As in the sua, the women remain stationary while performing the tiap hi; they confine their movements to graceful, subtle hand motions. The men may jump from side to side, or in circles. In the tiap hi, the contrast between women's constraint and men's vitality becomes strongly marked. In one version of the genre, the men maintain a textless drone, while the women sing four or eight verses, recounting legends. In the sua and the tiap hi, each of the first three rows of dancers takes its turn in front; after completing a set of verses, the dancers in the first row drop back, to permit the row behind them to come forward (Hereniko 1991:128-130).

===Tiap forau===
Tiap forau offer a performative contrast: sua and tiap hi have a more restrained character; but lively yelping and clowning punctuate tiap forau. Spectators may spontaneously get up and join in the performance. During the dance, the back row splits: the men come down one side of the group, the women down the other, until they join in front, replacing the first row. The process continues until each row has had its turn in front. Songs usually acknowledge distinguished personages, especially the chiefs acting as hosts; the texts praise people whose labors have contributed to the event (Hereniko 1991:130-131). Many tiap forau are in duple meter, but some are in compound triple meter (transcribable as 6/8 time).

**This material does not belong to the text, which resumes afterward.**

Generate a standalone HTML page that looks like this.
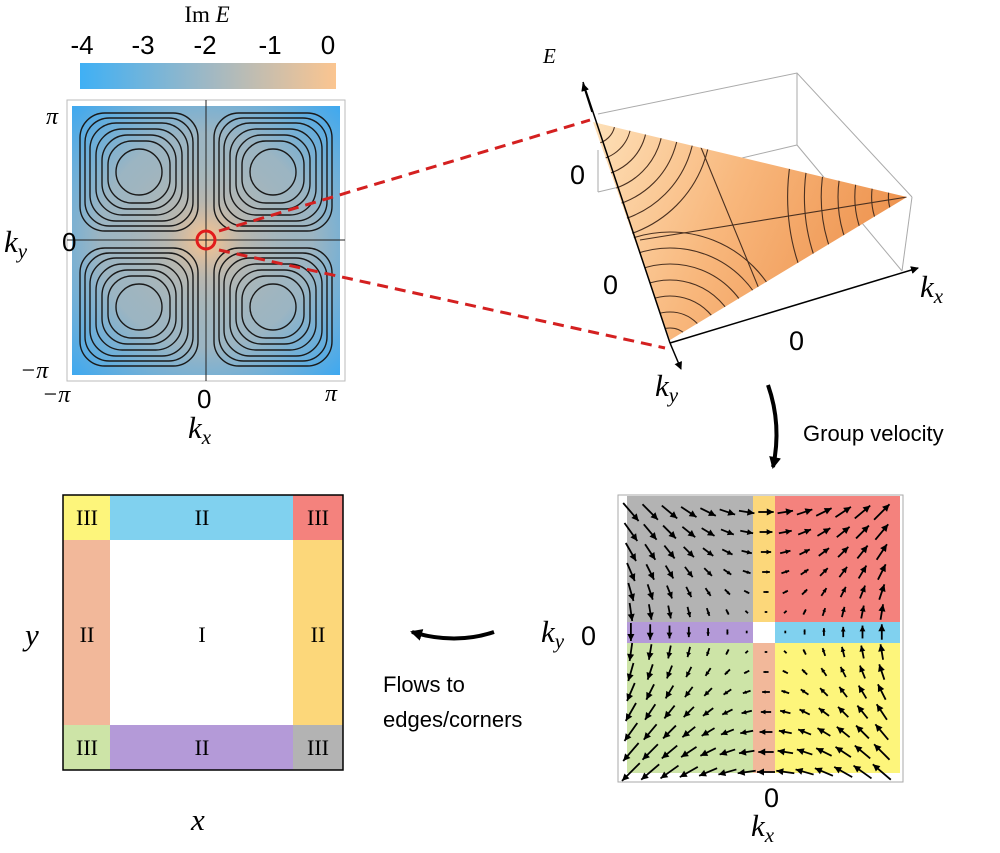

Tautoga may include from one to three sua, one or two tiap hi, and two or more tiap forau; for a complete performance, at least one example of each type must occur. A group of elders provides accompaniment for the sua and the tiap forau: with wooden sticks, they beat on a pile of folded mats. They begin each dance by introducing the song, and take responsibility for sustaining the rhythm and tempo.

In the late 19th century, a missionary described the songs of tautoga as sung in unison, except when both men and women participated. In the latter case, the men sang in a lower range, about a fifth lower, without following the melody closely. The rhythm changed little between the different songs. Most were characterized as "andante," but some songs, on humorous themes, were "allegro." The melody consisted of three or four different notes, the first note repeated three or four times, followed by a note a third higher, returning to the first, again repeated three times, followed by a higher or lower note, finishing with "an unharmonious flat note" (Müller, cited in Gardiner 1898:491).